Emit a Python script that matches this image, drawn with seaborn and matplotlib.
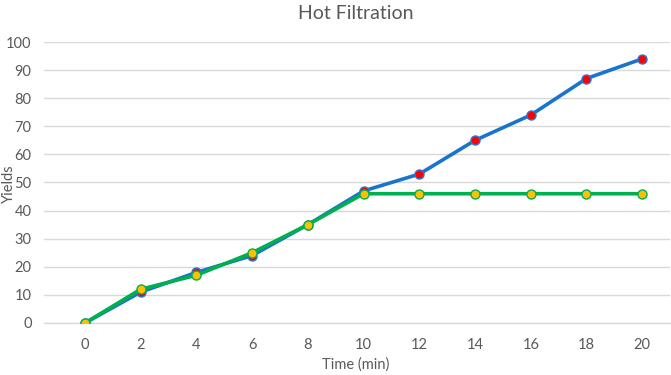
import seaborn as sns
import matplotlib.pyplot as plt
import pandas as pd

# Data
time_min = [0, 2, 4, 6, 8, 10, 12, 14, 16, 18, 20]
yield_blue = [0, 11, 18, 24, 35, 47, 53, 65, 74, 87, 94]
yield_green = [0, 12, 17, 25, 35, 46, 46, 46, 46, 46, 46]

df = pd.DataFrame({'time': time_min, 'blue': yield_blue, 'green': yield_green})

sns.set_style('white')
plt.rcParams['font.family'] = ['Lato', 'DejaVu Sans']

fig = plt.figure(figsize=(6.71, 3.75), dpi=100)
ax = fig.add_axes([0.0656, 0.1387, 0.933, 0.7493])

# Blue series: red dots with blue edge
sns.lineplot(data=df, x='time', y='blue', ax=ax, color='#1874CD', linewidth=2.6,
             marker='o', markersize=6.5, markerfacecolor='#FF0000',
             markeredgecolor='#2E75D6', markeredgewidth=1.0, zorder=3)
# Green series: yellow dots with green edge
sns.lineplot(data=df, x='time', y='green', ax=ax, color='#00B050', linewidth=2.6,
             marker='o', markersize=6.5, markerfacecolor='#FFC000',
             markeredgecolor='#00B050', markeredgewidth=1.0, zorder=4)

ax.set_xlim(-1.47, 21.0)
ax.set_ylim(0, 100)
ax.set_xticks(time_min)
ax.set_yticks(range(0, 101, 10))
ax.yaxis.grid(True, color='#D9D9D9', linewidth=1.0)
ax.set_axisbelow(True)
for side in ['top', 'right', 'left']:
    ax.spines[side].set_visible(False)
ax.spines['bottom'].set_color('#D9D9D9')
ax.spines['bottom'].set_linewidth(1.0)
ax.tick_params(axis='both', length=0, labelsize=10.5, labelcolor='#595959')
ax.tick_params(axis='x', pad=11)
ax.tick_params(axis='y', pad=9)

ax.set_xlabel('')
ax.set_ylabel('')
fig.text(0.53, 0.028, 'Time (min)', fontsize=10.5, color='#595959', ha='center', va='center')
fig.text(0.013, 0.51, 'Yields', fontsize=10.5, color='#595959', ha='center', va='center',
         rotation=90)
fig.text(0.53, 0.965, 'Hot Filtration', fontsize=14, color='#595959', ha='center', va='center')

plt.savefig('out.png', dpi=100)
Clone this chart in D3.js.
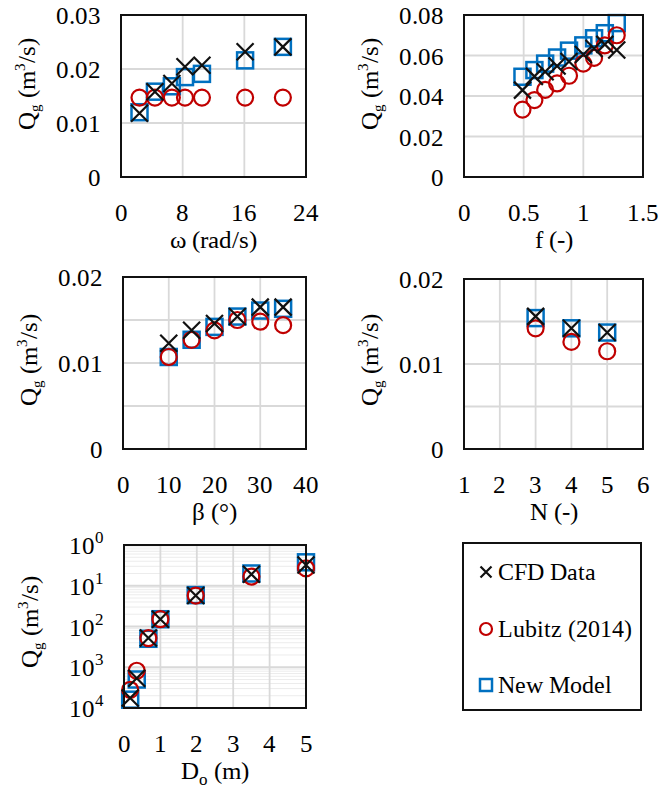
<!DOCTYPE html>
<html>
<head>
<meta charset="utf-8">
<script src="https://cdn.jsdelivr.net/npm/d3@7"></script>
<style>
  @font-face { font-family: "ChartSerif"; src: local("Liberation Serif"), local("LiberationSerif"), local("Tinos"), local("Times New Roman"); }
  body { margin: 0; }
</style>
</head>
<body>
<svg width="659" height="793"></svg>
<script>
// ---- data ----
var omega = [2.4, 4.4, 6.6, 8.3, 10.5, 16.1, 21.0];
var omegaCFD = [0.0118, 0.0158, 0.0173, 0.0204, 0.0207, 0.0232, 0.0241];
var omegaLubitz = [0.0147, 0.0147, 0.0147, 0.0147, 0.0147, 0.0147, 0.0147];
var omegaModel = [0.0120, 0.0158, 0.0168, 0.0185, 0.0191, 0.0216, 0.0241];

var fVals = [0.49, 0.59, 0.68, 0.78, 0.88, 1.0, 1.09, 1.18, 1.28];
var fCFD = [0.0429, 0.0497, 0.0520, 0.0548, 0.0570, 0.0605, 0.0635, 0.0655, 0.0627];
var fLubitz = [0.0333, 0.0380, 0.0430, 0.0462, 0.0500, 0.0560, 0.0588, 0.0650, 0.0700];
var fModel = [0.0495, 0.0528, 0.0560, 0.0590, 0.0624, 0.0650, 0.0685, 0.0710, 0.0760];

var beta = [10, 15, 20, 25, 30, 35];
var betaCFD = [0.0123, 0.0138, 0.0146, 0.0154, 0.0165, 0.0165];
var betaLubitz = [0.0107, 0.0127, 0.0138, 0.0150, 0.0148, 0.0144];
var betaModel = [0.0107, 0.0127, 0.0142, 0.0154, 0.0161, 0.0163];

var blades = [3, 4, 5];
var bladesCFD = [0.0156, 0.0142, 0.0137];
var bladesLubitz = [0.0142, 0.0126, 0.0115];
var bladesModel = [0.0154, 0.0142, 0.0137];

var dia = [0.17, 0.35, 0.67, 1.0, 1.97, 3.5, 5.0];
var diaCFD = [0.000176, 0.00054, 0.0052, 0.0151, 0.0575, 0.191, 0.324];
var diaLubitz = [0.00028, 0.00082, 0.0052, 0.0151, 0.0575, 0.168, 0.268];
var diaModel = [0.00016, 0.0005, 0.0050, 0.0151, 0.0590, 0.200, 0.376];

var seriesNames = ['CFD Data', 'Lubitz (2014)', 'New Model'];
// -----------------------------------

var svg = d3.select('svg');
var fs = 25;
var blue = '#0070c0', red = '#c00000';
var serifStack = 'ChartSerif, "Liberation Serif", Tinos, "Times New Roman", FreeSerif, serif';

function label(sel, size) {
    return sel.attr('font-size', size).style('font-family', serifStack);
}

function drawMarker(g, type, x, y, s) {
    if (type == 'square') {
        g.append('rect').attr('x', x - s).attr('y', y - s)
            .attr('width', 2 * s).attr('height', 2 * s)
            .attr('fill', 'none').attr('stroke', blue).attr('stroke-width', 2.5);
    } else if (type == 'circle') {
        g.append('circle').attr('cx', x).attr('cy', y).attr('r', s)
            .attr('fill', 'none').attr('stroke', red).attr('stroke-width', 2.2);
    } else {
        g.append('path')
            .attr('d', 'M' + (x - s) + ',' + (y - s) + 'L' + (x + s) + ',' + (y + s) +
                'M' + (x - s) + ',' + (y + s) + 'L' + (x + s) + ',' + (y - s))
            .attr('stroke', '#111').attr('stroke-width', 2.2);
    }
}

function panel(o) {
    var x = d3.scaleLinear().domain(o.xDomain).range([o.left, o.right]);
    var y = (o.log ? d3.scaleLog() : d3.scaleLinear()).domain(o.yDomain).range([o.bottom, o.top]);

    // minor gridlines for the log panel
    if (o.log) {
        var minors = [];
        for (var e = -4; e < 0; e++) {
            for (var m = 2; m < 10; m++) minors.push(m * Math.pow(10, e));
        }
        minors.forEach(function(d) {
            svg.append('line').attr('x1', o.left).attr('x2', o.right)
                .attr('y1', y(d)).attr('y2', y(d))
                .attr('stroke', '#ececec').attr('stroke-width', 1);
        });
    }
    o.xGrid.forEach(function(d) {
        svg.append('line').attr('x1', x(d)).attr('x2', x(d))
            .attr('y1', o.top).attr('y2', o.bottom)
            .attr('stroke', '#d9d9d9').attr('stroke-width', 1.8);
    });
    o.yGrid.forEach(function(d) {
        svg.append('line').attr('x1', o.left).attr('x2', o.right)
            .attr('y1', y(d)).attr('y2', y(d))
            .attr('stroke', '#d9d9d9').attr('stroke-width', 1.8);
    });

    // tick labels
    o.xTicks.forEach(function(d) {
        label(svg.append('text'), fs).attr('x', x(d)).attr('y', o.bottom + 44)
            .attr('text-anchor', 'middle').text(d);
    });
    o.yTicks.forEach(function(d) {
        var t = label(svg.append('text'), fs).attr('x', o.left - 20).attr('y', y(d) + 9)
            .attr('text-anchor', 'end');
        if (o.log) {
            t.text('10').append('tspan').attr('dy', -11).attr('font-size', 17)
                .text(Math.round(-Math.log10(d)));
        } else {
            t.text(d);
        }
    });

    // axis titles
    var xt = label(svg.append('text'), fs).attr('x', (o.left + o.right) / 2).attr('y', o.bottom + 71)
        .attr('text-anchor', 'middle');
    xt.append('tspan').text(o.xTitle[0]);
    if (o.xTitle[1]) {
        xt.append('tspan').attr('font-size', 17).attr('dy', 6).text(o.xTitle[1]);
        xt.append('tspan').attr('dy', -6).text(o.xTitle[2]);
    }
    var yt = label(svg.append('text'), fs)
        .attr('transform', 'translate(' + [o.left - 86, o.yTitleY] + ')rotate(-90)')
        .attr('text-anchor', 'middle');
    yt.append('tspan').text('Q');
    yt.append('tspan').attr('font-size', 15).attr('dy', 5).text('g');
    yt.append('tspan').attr('dy', -5).text(' (m');
    yt.append('tspan').attr('font-size', 15).attr('dy', -10).text('3');
    yt.append('tspan').attr('dy', 10).text('/s)');

    // markers
    o.xs.forEach(function(xv, i) { drawMarker(svg, 'square', x(xv), y(o.model[i]), 8); });
    o.xs.forEach(function(xv, i) { drawMarker(svg, 'circle', x(xv), y(o.lubitz[i]), 8); });
    o.xs.forEach(function(xv, i) { drawMarker(svg, 'x', x(xv), y(o.cfd[i]), 8.5); });

    // frame
    svg.append('rect').attr('x', o.left).attr('y', o.top)
        .attr('width', o.right - o.left).attr('height', o.bottom - o.top)
        .attr('fill', 'none').attr('stroke', '#111').attr('stroke-width', 2);
}

panel({
    left: 121, right: 306, top: 15, bottom: 177, yTitleY: 84,
    xDomain: [0, 24], yDomain: [0, 0.03],
    xTicks: [0, 8, 16, 24], xGrid: [8, 16], yTicks: [0, 0.01, 0.02, 0.03], yGrid: [0.01, 0.02],
    xTitle: ['\u03c9 (rad/s)'],
    xs: omega, cfd: omegaCFD, lubitz: omegaLubitz, model: omegaModel
});
panel({
    left: 464, right: 643, top: 15, bottom: 177, yTitleY: 84,
    xDomain: [0, 1.5], yDomain: [0, 0.08],
    xTicks: [0, 0.5, 1, 1.5], xGrid: [0.5, 1], yTicks: [0, 0.02, 0.04, 0.06, 0.08], yGrid: [0.02, 0.04, 0.06],
    xTitle: ['f (-)'],
    xs: fVals, cfd: fCFD, lubitz: fLubitz, model: fModel
});
panel({
    left: 123, right: 306, top: 277, bottom: 449, yTitleY: 360,
    xDomain: [0, 40], yDomain: [0, 0.02],
    xTicks: [0, 10, 20, 30, 40], xGrid: [10, 20, 30], yTicks: [0, 0.01, 0.02], yGrid: [0.005, 0.01, 0.015],
    xTitle: ['\u03b2 (\u00b0)'],
    xs: beta, cfd: betaCFD, lubitz: betaLubitz, model: betaModel
});
panel({
    left: 464, right: 643, top: 279, bottom: 449, yTitleY: 360,
    xDomain: [1, 6], yDomain: [0, 0.02],
    xTicks: [1, 2, 3, 4, 5, 6], xGrid: [2, 3, 4, 5], yTicks: [0, 0.01, 0.02], yGrid: [0.005, 0.01, 0.015],
    xTitle: ['N (-)'],
    xs: blades, cfd: bladesCFD, lubitz: bladesLubitz, model: bladesModel
});
panel({
    left: 124, right: 306, top: 545, bottom: 708, yTitleY: 622, log: true,
    xDomain: [0, 5], yDomain: [1e-4, 1],
    xTicks: [0, 1, 2, 3, 4, 5], xGrid: [1, 2, 3, 4], yTicks: [1e-4, 1e-3, 1e-2, 1e-1, 1], yGrid: [1e-3, 1e-2, 1e-1],
    xTitle: ['D', 'o', ' (m)'],
    xs: dia, cfd: diaCFD, lubitz: diaLubitz, model: diaModel
});

// legend
svg.append('rect').attr('x', 463).attr('y', 543).attr('width', 178).attr('height', 167)
    .attr('fill', '#fff').attr('stroke', '#111').attr('stroke-width', 2);
var legTypes = ['x', 'circle', 'square'];
var legY = [572, 629, 685];
seriesNames.forEach(function(name, i) {
    drawMarker(svg, legTypes[i], 486, legY[i], legTypes[i] == 'x' ? 5.5 : 6);
    label(svg.append('text'), 24).attr('x', 498).attr('y', legY[i] + 8).text(name);
});
</script>
</body>
</html>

※ ※ ※

WRITTEN PROBLEM: Check every line of the data above for the string "seaborn", and copy those that have it.

COMPLETE ANSWER:
Emit a Python script that matches this image, drawn with seaborn and matplotlib.
import seaborn as sns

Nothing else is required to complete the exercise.